做了很多次模型评估,在此记录一下。 模型评估主要分为两类: 分类,回归
分类
分类常用的指标有:
- Accuracy(准确率)
- Precision(精确率)
- Recall, Sensitivity(召回率,真正率,查全率,TPR)
- Specificity (FPR,假正率)
- F-Score (F值,Recall和Precision的调和值)
- ROC曲线(Receiver Operating Characteristic,横轴为FPR,纵轴为TPR)
- AUC (Area Under Curve,ROC曲线下的面积)
首先根据定义计算混淆矩阵
实际\预测 | 正 | 负 |
---|---|---|
正 | TP | FN |
负 | FP | TN |
- True Positive (真正,TP):将正类预测为正类数
- True Negative(真负,TN):将负类预测为负类数
- False Positive(假正,FP):将负类预测为正类数
- False Negative(假负,FN):将正类预测为负类数
然后计算各指标
-
Accuracy \(\begin{aligned} Accuracy = \dfrac{TP + TN}{TP + FN + FP + TN} \end{aligned}\)
-
Precision \(\begin{aligned} Precision = \dfrac{TP}{TP + FP} \end{aligned}\)
-
Recall(TPR) \(\begin{aligned} Recall = \dfrac{TP}{TP + FN} \end{aligned}\)
-
FPR \(\begin{aligned} FPR = \dfrac{FP}{FP + TN} \end{aligned}\)
-
F-score \(\begin{aligned} F-score &= \dfrac{(1 + \beta^2)Precision * Recall}{\beta^2Precision + Recall} \\ F1-score &= 2*\dfrac{Precision * Recall}{Precision + Recall} \qquad(\beta = 1) \end{aligned}\)
- ROC曲线
- 按照分类阈值从0到1分别计算不同的TPR和FPR,以FPR为横轴,TPR为纵轴将这些点连起来如此
- ROC曲线能够尽量降低不同测试集带来的干扰,更加客观地衡量模型本身的性能
- AUC
- ROC曲线下的面积为AUC值
- AUC值越大的分类器,正确率越高
回归
回归常用的指标有:
-
MSE(Mean Square Error,均方误差) \(\begin{aligned} MSE = \dfrac{1}{n}\sum_{i=1}^{n}(\hat{y_i} - y_i)^2 \end{aligned}\)
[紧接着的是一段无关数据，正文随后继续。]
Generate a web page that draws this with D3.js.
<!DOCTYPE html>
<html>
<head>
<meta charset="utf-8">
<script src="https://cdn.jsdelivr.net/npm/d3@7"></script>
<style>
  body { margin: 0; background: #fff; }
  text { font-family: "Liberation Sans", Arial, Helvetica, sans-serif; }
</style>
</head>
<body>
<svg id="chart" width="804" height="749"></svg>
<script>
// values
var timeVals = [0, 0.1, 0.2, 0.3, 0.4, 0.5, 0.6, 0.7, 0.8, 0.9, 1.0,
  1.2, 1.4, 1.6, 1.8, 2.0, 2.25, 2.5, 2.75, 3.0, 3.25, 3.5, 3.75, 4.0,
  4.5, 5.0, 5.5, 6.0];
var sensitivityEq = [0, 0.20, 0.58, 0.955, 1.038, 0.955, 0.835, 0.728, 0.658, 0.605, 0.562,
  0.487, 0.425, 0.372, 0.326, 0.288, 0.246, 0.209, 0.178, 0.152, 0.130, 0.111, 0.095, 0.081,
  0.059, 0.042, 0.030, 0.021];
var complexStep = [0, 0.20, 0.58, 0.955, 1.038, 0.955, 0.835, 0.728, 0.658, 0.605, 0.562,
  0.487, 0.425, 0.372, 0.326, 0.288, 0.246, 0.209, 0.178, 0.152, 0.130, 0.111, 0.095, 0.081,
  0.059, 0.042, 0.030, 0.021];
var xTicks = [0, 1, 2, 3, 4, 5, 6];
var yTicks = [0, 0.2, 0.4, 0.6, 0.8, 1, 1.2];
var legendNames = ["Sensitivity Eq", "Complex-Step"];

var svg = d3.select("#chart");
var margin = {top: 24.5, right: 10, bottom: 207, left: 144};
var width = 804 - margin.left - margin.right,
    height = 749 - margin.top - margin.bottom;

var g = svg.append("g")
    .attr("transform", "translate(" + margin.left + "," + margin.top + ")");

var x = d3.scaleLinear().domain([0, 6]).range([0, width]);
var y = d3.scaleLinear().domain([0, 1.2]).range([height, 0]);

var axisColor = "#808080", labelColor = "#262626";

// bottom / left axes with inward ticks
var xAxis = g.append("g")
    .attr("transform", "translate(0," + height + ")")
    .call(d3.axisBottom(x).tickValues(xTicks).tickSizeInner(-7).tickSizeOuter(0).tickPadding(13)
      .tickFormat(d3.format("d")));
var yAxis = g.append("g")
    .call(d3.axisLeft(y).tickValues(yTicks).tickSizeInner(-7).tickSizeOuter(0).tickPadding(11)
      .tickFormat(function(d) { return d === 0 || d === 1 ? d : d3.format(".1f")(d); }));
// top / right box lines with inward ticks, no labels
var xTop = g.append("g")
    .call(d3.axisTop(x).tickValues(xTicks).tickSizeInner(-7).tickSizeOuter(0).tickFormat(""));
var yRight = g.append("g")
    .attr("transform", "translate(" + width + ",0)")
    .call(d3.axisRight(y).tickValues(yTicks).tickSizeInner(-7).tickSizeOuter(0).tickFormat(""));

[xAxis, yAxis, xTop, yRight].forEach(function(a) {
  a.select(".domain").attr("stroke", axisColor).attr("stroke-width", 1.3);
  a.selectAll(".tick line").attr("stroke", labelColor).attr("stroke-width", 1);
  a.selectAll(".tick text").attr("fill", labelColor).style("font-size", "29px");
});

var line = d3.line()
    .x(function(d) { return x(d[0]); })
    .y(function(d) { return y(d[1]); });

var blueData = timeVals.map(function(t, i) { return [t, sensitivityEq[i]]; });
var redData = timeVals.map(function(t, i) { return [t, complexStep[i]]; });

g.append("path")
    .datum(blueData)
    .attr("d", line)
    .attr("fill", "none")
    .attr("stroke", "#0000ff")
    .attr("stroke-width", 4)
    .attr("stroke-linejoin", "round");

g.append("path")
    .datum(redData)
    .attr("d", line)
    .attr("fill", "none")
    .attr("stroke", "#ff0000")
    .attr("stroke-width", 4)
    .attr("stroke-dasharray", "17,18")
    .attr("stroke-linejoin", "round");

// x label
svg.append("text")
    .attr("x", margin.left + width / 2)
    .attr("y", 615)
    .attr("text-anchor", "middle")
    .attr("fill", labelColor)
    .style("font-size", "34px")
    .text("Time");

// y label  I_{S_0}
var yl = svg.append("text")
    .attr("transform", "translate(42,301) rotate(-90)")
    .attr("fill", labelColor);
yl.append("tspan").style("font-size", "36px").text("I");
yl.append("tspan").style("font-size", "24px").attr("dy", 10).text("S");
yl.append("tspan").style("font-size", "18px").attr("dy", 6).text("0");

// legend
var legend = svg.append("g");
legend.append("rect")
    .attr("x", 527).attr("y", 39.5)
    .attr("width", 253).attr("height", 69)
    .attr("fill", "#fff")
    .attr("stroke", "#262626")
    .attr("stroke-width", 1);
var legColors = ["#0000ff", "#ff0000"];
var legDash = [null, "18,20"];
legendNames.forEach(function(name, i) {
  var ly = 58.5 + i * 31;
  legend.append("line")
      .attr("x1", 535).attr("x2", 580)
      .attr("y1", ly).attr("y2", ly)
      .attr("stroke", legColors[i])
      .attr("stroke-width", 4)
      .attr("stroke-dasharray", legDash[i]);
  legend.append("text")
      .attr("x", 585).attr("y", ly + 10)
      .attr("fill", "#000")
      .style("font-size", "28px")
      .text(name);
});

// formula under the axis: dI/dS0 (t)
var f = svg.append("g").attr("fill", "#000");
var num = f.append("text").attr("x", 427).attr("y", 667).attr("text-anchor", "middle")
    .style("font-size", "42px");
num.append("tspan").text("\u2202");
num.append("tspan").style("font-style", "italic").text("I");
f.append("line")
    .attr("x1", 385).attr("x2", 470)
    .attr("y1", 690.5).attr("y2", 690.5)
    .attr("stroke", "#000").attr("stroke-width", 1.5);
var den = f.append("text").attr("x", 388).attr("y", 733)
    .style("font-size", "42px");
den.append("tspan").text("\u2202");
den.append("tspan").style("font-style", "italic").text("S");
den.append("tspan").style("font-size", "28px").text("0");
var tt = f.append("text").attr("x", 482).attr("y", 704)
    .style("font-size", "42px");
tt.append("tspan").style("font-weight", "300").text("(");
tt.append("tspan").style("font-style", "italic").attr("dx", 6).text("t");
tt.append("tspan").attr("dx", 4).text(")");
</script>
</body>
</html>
- RMSE(Root Mean Square Error, 均方根误差) \(\begin{aligned} RMSE = \sqrt{\dfrac{1}{n}\sum_{i=1}^{n}(\hat{y_i} - y_i)^2} \end{aligned}\)
- MAE(Mean Absolute Error,平均绝对误差) \(\begin{aligned} MAE = \dfrac{1}{n}\sum_{i=1}^{n}|\hat{y_i} - y_i| \end{aligned}\)